Suddenly, abortion is all around me. Yesterday, I dealt personally with a crisis situation. This morning, a guy friend and I were talking, and he told me he was really upset yesterday because he was talking to a girl who is planning to get an abortion today.
He really upset me. He said that he told this girl that she needed to grow up and be held accountable for her actions. And soon he refused to talk to her at all, and said, "i didnt want to talk to her anymore about it, i was fed up with her and her foolishness and told her not to talk to me any more, i cant have peolpe like that in my life"
And other people told him he did the right thing.
I'm so confused. Deeply, morally confused.
I jumped to the defense. It was my natural instinctual reaction. I felt like this girl needed to be cared for. That she needed another opinion, guidance, wake-up call. That he should have convinced her to talk to someone--a bishop, a counselor, a therapist...me... I was offended by his rejection of her.
But am I so right? I'm not a specialist, a social worker. I have absolutely no authority to speak in this matter. Why do I think I know anything about how to help these women?

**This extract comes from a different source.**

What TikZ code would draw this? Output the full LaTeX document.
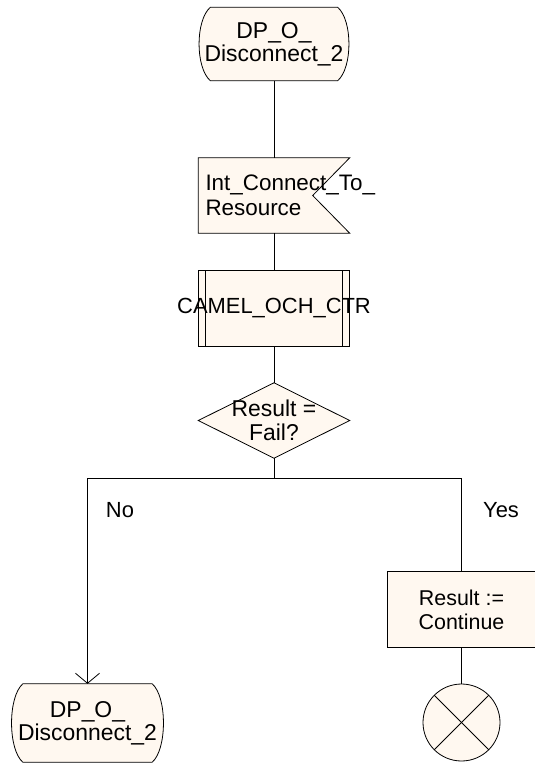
\documentclass[tikz,border=0pt]{standalone}
\usepackage{fontspec}
\setmainfont{Liberation Sans}
\usetikzlibrary{arrows.meta,backgrounds,calc}
\definecolor{sdlfill}{RGB}{255,248,240}
\begin{document}
\begin{tikzpicture}[x=1bp,y=-1bp,
  every node/.style={font=\fontsize{22}{24}\selectfont, inner sep=0pt},
  bigtext/.style={font=\fontsize{23}{23.5}\selectfont},
  line/.style={draw=black, line width=0.8bp},
  shapefill/.style={line, fill=sdlfill},
  boxnode/.style={minimum width=150bp, minimum height=75bp}]
\useasboundingbox (0,0) rectangle (535,765);

% nodes
\node[bigtext, minimum width=149bp, minimum height=73bp, align=center] (t1) at (274,44) {DP\_O\_\\Disconnect\_2};
\node[boxnode, minimum width=151bp, text width=137bp, align=left, font=\fontsize{22.5}{25}\selectfont] (inp) at (274,195.5) {Int\_Connect\_To\_\\Resource};
\node[boxnode] (proc) at (274,308.5) {\makebox[0pt]{CAMEL\_OCH\_CTR}};
\node[boxnode, bigtext, minimum width=151bp, align=center] (dec) at (274,420.5) {Result =\\Fail?};
\node[boxnode, minimum width=148bp, align=center, font=\fontsize{21.5}{24}\selectfont] (res) at (461.5,609.5) {Result :=\\Continue};
\node[circle, shapefill, minimum size=77bp] (stop) at (461.5,722.5) {};
\node[bigtext, minimum width=151bp, minimum height=78bp, align=center] (t2) at (87.5,723) {DP\_O\_\\Disconnect\_2};
\node (no) at (120,510) {No};
\node (yes) at (501,510) {Yes};
\coordinate (j) at (274,478);

% outlines
\begin{scope}[on background layer]
\foreach \n in {t1,t2}{
  \path[shapefill] ($(\n.north west)+(11,0)$) -- ($(\n.north east)+(-11,0)$)
    .. controls ($(\n.north east)+(4,13)$) and ($(\n.south east)+(4,-13)$) .. ($(\n.south east)+(-11,0)$)
    -- ($(\n.south west)+(11,0)$)
    .. controls ($(\n.south west)+(-4,-13)$) and ($(\n.north west)+(-4,13)$) .. cycle;
}
\path[shapefill] (inp.north west) -- (inp.north east) -- ($(inp.east)+(-37,0)$) -- (inp.south east) -- (inp.south west) -- cycle;
\path[shapefill] (proc.north west) rectangle (proc.south east);
\draw[line] ($(proc.north west)+(7,0)$) -- ($(proc.south west)+(7,0)$);
\draw[line] ($(proc.north east)+(-7,0)$) -- ($(proc.south east)+(-7,0)$);
\path[shapefill] (dec.north) -- (dec.east) -- (dec.south) -- (dec.west) -- cycle;
\path[shapefill] (res.north west) rectangle (res.south east);
\end{scope}

\draw[line] (stop.north west) -- (stop.south east);
\draw[line] (stop.north east) -- (stop.south west);

% connectors
\draw[line] (t1.south) -- (inp.north);
\draw[line] (inp.south) -- (proc.north);
\draw[line] (proc.south) -- (dec.north);
\draw[line] (dec.south) -- (j);
\draw[line, -{Straight Barb[length=10bp,width=24bp]}] (j) -| (t2.north);
\draw[line] (j) -| (res.north);
\draw[line] (res.south) -- (stop.north);
\end{tikzpicture}
\end{document}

I placed my baby for adoption. I believe in that decision more than I believe in anything not gospel-related. I know, from that self-same gospel, that adoption was the right decision to make. I know from personal experience that it's NOT a decision I could have made alone. So it seems pretty natural to me that someone who is considering abortion may desperately need counsel, support and love. But who am I to say? I never considered abortion. It went against the very fiber of my being. So how can I possibly presume to empathize with someone in this situation?
I still feel so strongly that his rejection helped nobody. But what do I know? I wasn't there. I don't know her, I don't know the situation. It is not my place to say. But I still feel this deep, terrible uncertainty. I want to help--I ALWAYS want to help--but I need to make sure that I'm doing so to the best of my ability.